The next time you have a brainstorming session, encourage your team to share their thoughts, no matter how out of the box they are.
Afterward, reflect on what happened in the session:
- What stood out for you when you encouraged all ideas?
- What can you leverage from what you have learned to enable your teams to share their ideas regularly?
3. Normalize Disagreements
A team can only be truly inclusive and allow a wide diversity of thoughts and ideas if it’s possible for members to disagree with each other in an empathetic and considerate way.
Diverse perspectives continue to flow when we normalize disagreements.

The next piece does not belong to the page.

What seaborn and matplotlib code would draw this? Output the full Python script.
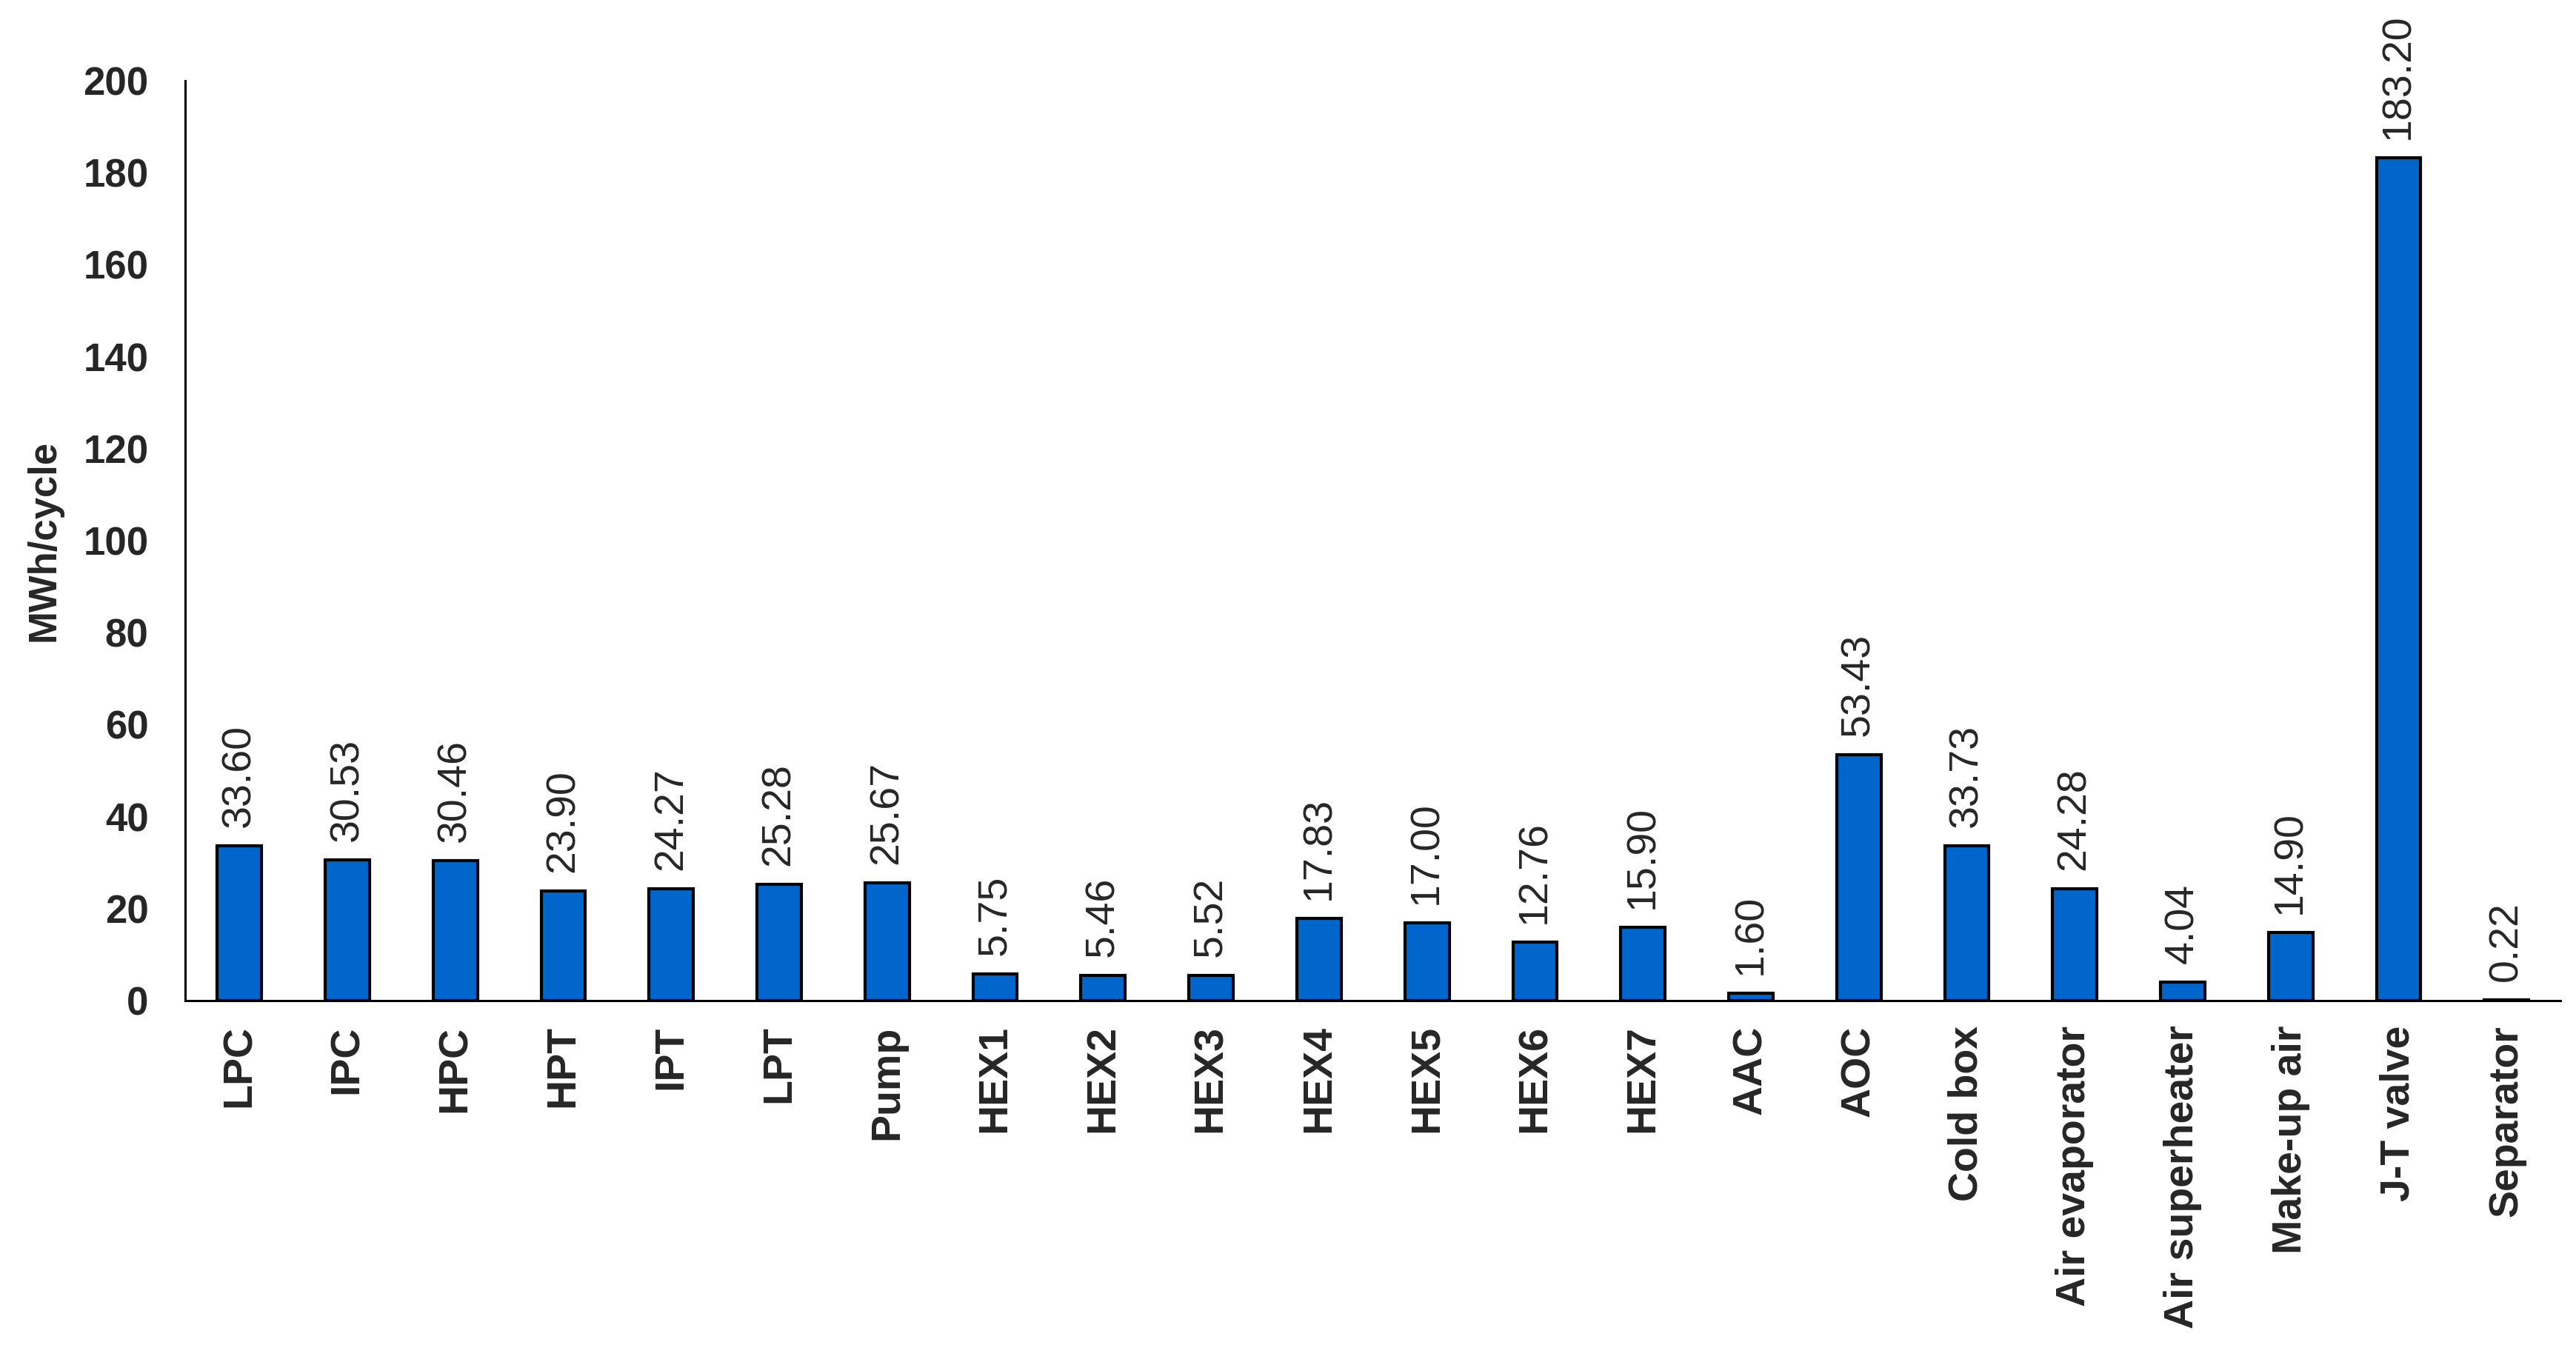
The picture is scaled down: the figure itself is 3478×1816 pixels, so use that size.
import seaborn as sns
import matplotlib.pyplot as plt
import pandas as pd

components = ["LPC", "IPC", "HPC", "HPT", "IPT", "LPT", "Pump", "HEX1", "HEX2", "HEX3",
              "HEX4", "HEX5", "HEX6", "HEX7", "AAC", "AOC", "Cold box", "Air evaporator",
              "Air superheater", "Make-up air", "J-T valve", "Separator"]
energy = [33.60, 30.53, 30.46, 23.90, 24.27, 25.28, 25.67, 5.75, 5.46, 5.52,
          17.83, 17.00, 12.76, 15.90, 1.60, 53.43, 33.73, 24.28,
          4.04, 14.90, 183.20, 0.22]
yticks = [0, 20, 40, 60, 80, 100, 120, 140, 160, 180, 200]

sns.set_style("white")
plt.rcParams['font.family'] = ['Liberation Sans', 'DejaVu Sans']

df = pd.DataFrame({"component": components, "energy": energy})

fig = plt.figure(figsize=(17.39, 9.08), dpi=200)
ax = fig.add_axes([0.072, 0.256, 0.922, 0.684])

sns.barplot(data=df, x="component", y="energy", color="#0066CC", width=0.41,
            edgecolor="black", linewidth=1.5, saturation=1, ax=ax)

# value labels above bars
for i, v in enumerate(energy):
    ax.annotate(f"{v:.2f}", (i, v), xytext=(0, 9), textcoords="offset points",
                rotation=90, ha="center", va="bottom", fontsize=20)

ax.set_ylim(0, 200)
ax.set_xlim(-0.5, len(components) - 0.5)
ax.set_yticks(yticks)
ax.set_yticklabels([str(t) for t in yticks], fontsize=19, fontweight="bold")
ax.set_xticks(range(len(components)))
ax.set_xticklabels(components, rotation=90, fontsize=20, fontweight="bold")
ax.set_xticks([i - 0.5 for i in range(len(components) + 1)], minor=True)
ax.tick_params(axis="x", which="major", length=0, pad=12)
ax.tick_params(axis="x", which="minor", length=8, width=1.1, color="black", direction="out")
ax.tick_params(axis="y", length=8, width=1.1, color="black", direction="out", pad=10)

ax.set_xlabel("")
ax.set_ylabel("MWh/cycle", fontsize=19, fontweight="bold", labelpad=10)

sns.despine(ax=ax)
for s in ["left", "bottom"]:
    ax.spines[s].set_color("black")
    ax.spines[s].set_linewidth(1.1)

fig.savefig("out.png", dpi=200)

If your team doesn't have a good strategy for dealing with conflict, only the most forceful personalities will be the ones who get their way.
Prepare yourself and your team for conflict with the following steps:
- Don't make it personal
- Avoid putting down the other person's ideas and beliefs
- Instead of saying "you", use "I" statements to communicate how you feel, what you think, and what you want or need
- Listen to the other point of view without interrupting
- Stay calm
- Avoid absolute statements
The Netflix algorithm challenge is a perfect illustration of the importance of diversity in problem-solving. The contestants understood that combining different ideas and perspectives was the only way to progress forward. Likewise, organizations need to take this approach too.
In this article, we explored how to activate behavior change in your employees by giving them small actions that they can use to be more inclusive when problem-solving. There are many other steps that organizations can take to embrace diversity.